/---
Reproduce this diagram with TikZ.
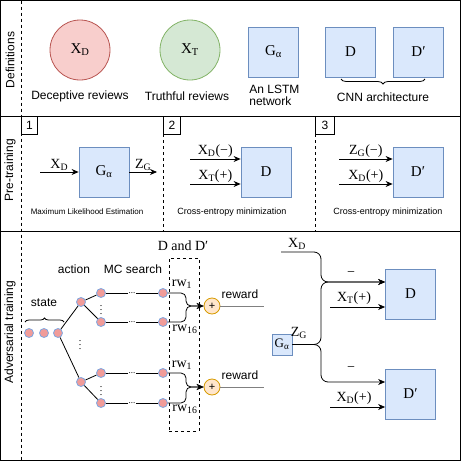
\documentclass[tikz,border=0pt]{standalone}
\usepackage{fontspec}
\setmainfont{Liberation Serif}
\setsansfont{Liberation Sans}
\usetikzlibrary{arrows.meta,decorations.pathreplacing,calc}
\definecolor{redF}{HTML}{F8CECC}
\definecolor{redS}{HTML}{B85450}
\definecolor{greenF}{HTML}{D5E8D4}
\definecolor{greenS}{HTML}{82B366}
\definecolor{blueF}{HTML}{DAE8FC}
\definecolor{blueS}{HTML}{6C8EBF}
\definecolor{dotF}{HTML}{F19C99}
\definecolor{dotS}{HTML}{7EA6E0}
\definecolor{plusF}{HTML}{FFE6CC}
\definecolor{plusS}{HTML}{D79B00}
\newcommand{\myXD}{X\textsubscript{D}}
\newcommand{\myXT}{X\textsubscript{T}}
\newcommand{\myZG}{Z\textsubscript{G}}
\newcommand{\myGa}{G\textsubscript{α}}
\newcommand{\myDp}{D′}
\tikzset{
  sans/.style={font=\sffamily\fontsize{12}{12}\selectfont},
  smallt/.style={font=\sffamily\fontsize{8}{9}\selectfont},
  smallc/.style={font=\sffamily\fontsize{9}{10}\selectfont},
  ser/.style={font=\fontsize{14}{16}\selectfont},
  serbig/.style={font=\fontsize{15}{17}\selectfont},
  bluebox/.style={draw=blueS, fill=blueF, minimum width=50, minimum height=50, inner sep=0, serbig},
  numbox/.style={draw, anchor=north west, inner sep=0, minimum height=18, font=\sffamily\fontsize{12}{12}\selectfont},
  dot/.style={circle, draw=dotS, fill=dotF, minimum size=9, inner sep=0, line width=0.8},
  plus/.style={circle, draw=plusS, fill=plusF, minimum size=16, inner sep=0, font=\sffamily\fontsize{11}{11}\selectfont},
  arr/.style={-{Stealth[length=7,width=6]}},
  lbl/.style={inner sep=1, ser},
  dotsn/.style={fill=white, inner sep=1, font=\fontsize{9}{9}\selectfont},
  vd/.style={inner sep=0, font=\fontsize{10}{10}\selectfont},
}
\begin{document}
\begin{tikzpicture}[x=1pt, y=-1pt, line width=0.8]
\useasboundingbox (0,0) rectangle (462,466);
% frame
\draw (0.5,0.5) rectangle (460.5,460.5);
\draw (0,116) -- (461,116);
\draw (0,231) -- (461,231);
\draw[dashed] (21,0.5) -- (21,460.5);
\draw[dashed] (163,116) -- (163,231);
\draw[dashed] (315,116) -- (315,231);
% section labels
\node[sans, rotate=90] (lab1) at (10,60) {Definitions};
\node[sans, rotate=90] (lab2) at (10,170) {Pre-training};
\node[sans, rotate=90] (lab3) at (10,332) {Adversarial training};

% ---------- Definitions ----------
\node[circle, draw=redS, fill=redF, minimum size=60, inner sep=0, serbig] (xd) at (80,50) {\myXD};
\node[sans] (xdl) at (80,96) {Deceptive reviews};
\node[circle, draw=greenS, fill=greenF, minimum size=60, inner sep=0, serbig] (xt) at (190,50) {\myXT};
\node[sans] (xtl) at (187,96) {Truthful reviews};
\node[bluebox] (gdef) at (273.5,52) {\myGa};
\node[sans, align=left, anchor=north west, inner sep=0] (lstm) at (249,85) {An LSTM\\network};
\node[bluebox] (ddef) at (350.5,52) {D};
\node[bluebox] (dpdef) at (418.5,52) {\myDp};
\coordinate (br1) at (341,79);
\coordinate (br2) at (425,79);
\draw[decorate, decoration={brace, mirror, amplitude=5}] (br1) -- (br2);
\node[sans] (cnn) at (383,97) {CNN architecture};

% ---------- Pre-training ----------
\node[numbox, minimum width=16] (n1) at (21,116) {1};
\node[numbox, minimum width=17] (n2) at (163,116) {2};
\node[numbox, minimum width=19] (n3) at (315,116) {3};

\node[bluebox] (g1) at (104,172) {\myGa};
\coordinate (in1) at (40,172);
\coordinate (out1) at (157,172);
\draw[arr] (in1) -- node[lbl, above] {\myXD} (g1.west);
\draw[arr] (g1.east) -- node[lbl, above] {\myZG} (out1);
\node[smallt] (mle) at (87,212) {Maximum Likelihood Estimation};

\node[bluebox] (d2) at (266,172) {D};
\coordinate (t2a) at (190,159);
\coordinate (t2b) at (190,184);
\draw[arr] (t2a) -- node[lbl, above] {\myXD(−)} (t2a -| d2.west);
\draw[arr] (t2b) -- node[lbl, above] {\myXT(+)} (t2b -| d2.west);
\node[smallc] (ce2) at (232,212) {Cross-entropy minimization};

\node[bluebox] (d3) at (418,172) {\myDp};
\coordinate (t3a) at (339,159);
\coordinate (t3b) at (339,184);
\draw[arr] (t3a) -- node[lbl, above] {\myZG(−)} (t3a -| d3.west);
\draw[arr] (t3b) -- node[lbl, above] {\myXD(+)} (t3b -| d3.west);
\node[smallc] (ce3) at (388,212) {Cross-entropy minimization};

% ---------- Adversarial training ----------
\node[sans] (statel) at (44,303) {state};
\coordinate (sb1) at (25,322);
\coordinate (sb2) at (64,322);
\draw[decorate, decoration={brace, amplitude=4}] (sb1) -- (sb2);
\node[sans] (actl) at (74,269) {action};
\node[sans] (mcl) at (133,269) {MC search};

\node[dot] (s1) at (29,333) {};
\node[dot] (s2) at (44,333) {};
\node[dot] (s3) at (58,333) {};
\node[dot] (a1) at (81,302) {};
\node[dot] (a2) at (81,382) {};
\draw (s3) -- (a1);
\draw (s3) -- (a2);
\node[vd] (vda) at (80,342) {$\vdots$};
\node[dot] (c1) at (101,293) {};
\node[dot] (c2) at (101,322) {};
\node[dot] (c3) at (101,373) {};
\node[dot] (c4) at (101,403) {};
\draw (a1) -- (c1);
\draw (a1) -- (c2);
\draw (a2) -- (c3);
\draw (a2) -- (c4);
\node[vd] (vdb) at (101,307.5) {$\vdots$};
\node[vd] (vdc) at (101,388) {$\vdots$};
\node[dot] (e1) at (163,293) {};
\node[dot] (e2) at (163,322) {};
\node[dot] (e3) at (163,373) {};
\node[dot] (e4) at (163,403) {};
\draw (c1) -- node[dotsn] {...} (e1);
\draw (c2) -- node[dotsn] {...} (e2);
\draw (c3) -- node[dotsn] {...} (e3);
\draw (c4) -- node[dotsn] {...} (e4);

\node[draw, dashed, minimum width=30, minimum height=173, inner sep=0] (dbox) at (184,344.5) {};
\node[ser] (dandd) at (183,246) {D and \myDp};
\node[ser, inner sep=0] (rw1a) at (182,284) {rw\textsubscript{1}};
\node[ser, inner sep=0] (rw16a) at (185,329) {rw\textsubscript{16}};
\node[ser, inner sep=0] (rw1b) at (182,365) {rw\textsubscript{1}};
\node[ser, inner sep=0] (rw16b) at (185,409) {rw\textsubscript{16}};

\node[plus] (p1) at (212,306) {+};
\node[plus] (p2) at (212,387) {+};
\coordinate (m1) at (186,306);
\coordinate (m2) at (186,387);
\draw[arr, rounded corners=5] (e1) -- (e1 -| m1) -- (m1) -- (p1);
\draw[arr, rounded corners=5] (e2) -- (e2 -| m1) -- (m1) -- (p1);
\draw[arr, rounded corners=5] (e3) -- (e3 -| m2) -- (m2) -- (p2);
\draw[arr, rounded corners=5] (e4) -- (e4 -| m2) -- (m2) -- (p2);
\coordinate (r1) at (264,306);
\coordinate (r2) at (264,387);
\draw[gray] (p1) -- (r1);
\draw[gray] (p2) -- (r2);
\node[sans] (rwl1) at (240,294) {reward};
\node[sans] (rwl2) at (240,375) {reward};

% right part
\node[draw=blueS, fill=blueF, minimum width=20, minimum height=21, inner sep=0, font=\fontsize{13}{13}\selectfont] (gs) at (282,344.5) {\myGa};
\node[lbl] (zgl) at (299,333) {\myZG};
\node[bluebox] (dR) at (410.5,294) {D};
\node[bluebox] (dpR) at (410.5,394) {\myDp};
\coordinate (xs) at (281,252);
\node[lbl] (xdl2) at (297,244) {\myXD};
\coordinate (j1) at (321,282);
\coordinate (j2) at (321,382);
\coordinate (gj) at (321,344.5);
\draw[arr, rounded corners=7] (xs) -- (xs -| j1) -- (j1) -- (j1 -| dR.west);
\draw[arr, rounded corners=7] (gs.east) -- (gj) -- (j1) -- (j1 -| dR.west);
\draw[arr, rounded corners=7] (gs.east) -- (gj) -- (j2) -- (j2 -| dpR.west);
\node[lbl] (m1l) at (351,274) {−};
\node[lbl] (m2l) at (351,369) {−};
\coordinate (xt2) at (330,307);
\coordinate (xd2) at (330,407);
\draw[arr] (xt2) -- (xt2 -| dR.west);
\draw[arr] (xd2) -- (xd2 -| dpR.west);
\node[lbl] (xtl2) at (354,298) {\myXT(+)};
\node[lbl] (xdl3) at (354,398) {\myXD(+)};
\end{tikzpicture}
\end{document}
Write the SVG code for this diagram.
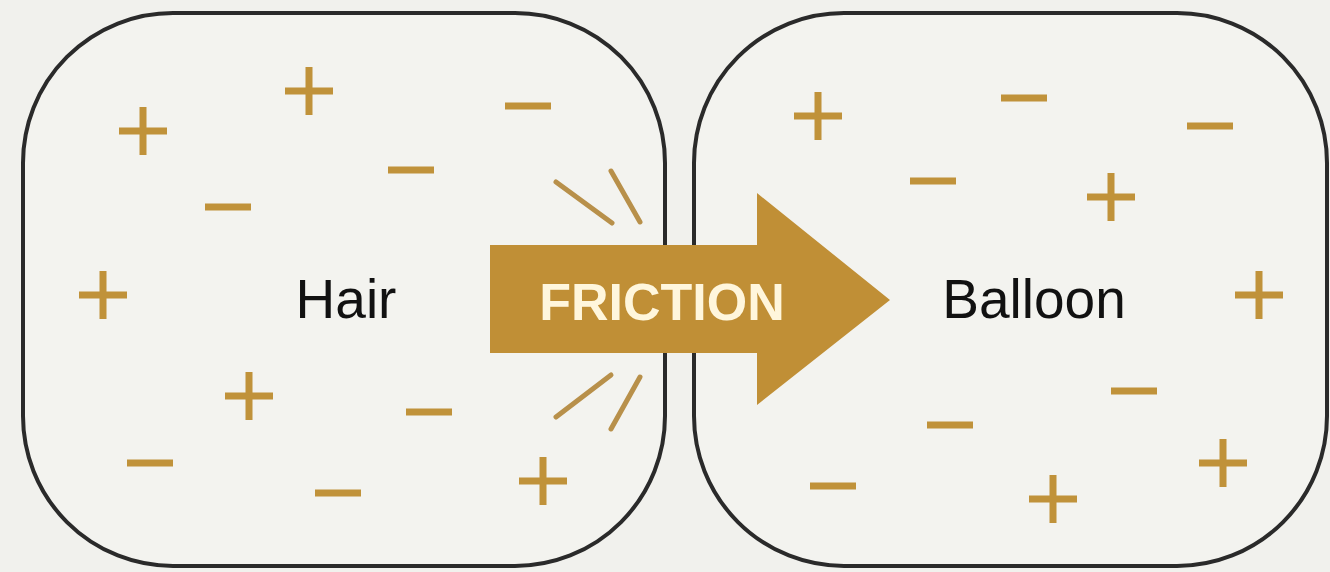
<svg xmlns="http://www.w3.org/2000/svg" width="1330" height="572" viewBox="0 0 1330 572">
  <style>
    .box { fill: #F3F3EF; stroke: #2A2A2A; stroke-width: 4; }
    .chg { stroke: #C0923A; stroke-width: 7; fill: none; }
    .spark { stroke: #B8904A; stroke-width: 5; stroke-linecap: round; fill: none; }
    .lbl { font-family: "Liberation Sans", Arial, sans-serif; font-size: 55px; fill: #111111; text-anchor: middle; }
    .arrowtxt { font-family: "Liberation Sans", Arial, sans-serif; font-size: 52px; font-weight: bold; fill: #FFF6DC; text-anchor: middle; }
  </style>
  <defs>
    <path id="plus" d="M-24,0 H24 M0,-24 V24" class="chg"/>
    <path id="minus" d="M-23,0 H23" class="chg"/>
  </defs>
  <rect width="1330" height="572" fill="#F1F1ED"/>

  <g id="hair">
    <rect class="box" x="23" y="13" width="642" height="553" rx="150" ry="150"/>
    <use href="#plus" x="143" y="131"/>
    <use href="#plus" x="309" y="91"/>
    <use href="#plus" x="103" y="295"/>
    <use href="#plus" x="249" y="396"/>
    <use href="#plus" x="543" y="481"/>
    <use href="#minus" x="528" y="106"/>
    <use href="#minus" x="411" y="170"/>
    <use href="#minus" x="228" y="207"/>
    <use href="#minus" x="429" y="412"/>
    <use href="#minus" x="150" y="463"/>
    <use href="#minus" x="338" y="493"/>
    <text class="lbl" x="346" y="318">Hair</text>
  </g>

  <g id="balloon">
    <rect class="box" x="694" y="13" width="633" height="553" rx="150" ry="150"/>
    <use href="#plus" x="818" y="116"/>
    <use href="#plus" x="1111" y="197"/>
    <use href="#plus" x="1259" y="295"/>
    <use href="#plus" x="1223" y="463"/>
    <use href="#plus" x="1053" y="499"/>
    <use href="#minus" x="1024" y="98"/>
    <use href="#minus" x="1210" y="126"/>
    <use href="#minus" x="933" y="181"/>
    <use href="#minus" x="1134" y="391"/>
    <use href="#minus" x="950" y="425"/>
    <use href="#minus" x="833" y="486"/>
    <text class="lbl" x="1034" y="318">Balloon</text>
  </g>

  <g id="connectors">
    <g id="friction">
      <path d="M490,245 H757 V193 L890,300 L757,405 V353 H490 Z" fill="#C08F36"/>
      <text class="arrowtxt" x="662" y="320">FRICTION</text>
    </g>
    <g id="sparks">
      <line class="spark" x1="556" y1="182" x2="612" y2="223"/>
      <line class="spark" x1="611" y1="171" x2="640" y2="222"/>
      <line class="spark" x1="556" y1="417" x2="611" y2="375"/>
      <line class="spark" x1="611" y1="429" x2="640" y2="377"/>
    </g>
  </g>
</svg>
\---
Your instructions: Pick out the lines containing the string "this".

Answer:
Reproduce this diagram with TikZ.
Write the SVG code for this diagram.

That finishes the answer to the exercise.